Step 5:  Implementation

It is critical to plan your implementation.  Develop a detailed implementation plan that includes timelines, budget, personnel involved, and milestones. Ensure clear communication of the plan to all stakeholders to align expectations and responsibilities.

Optimally configuring the system to your specific needs requires that you work with the software provider to configure the fleet management system according to your operational needs. During this phase it is the best time to customize dashboards, reports, and alerts to match your specific requirements.

Once configured and implement it is important to provide comprehensive training for your team on how to use the new system effectively. Tailor training sessions to different user roles within your organization.

All that is left is to Go Live!  Monitor the system closely during the initial period to address any issues promptly.

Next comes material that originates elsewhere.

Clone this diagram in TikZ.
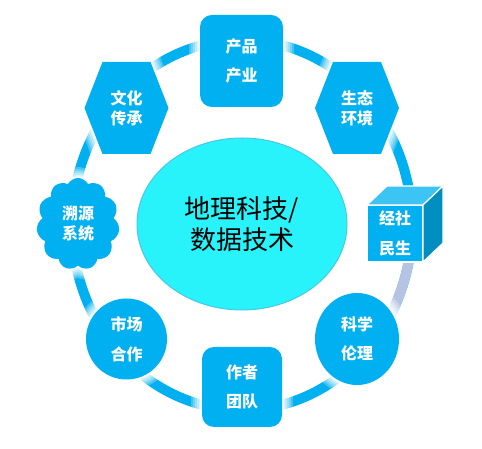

Stage 6: Operation, Maintenance and Monitoring

It is important to continuously monitor fleet performance, and track metrics such as fuel consumption, vehicle uptime, and driver behaviour.

Regularly monitor the system’s performance, gather feedback from users, and evaluate against your initial objectives. Consider implementing a continuous improvement process to adapt to changing needs and be prepared to make adjustments to the system configuration and user training as needed to ensure maximum benefit.

Use this data provided by your Fleet asset management system to refine your strategy, making necessary adjustments along the way. Regularly review this information to make informed decisions and improve your strategy.

Last but not least be prepared for emergencies with contingency plans.

 

Conclusion

By following these steps and addressing potential challenges with best practices, organizations can ensure a smooth and effective implementation of a fleet asset management system that meets their operational needs and objectives.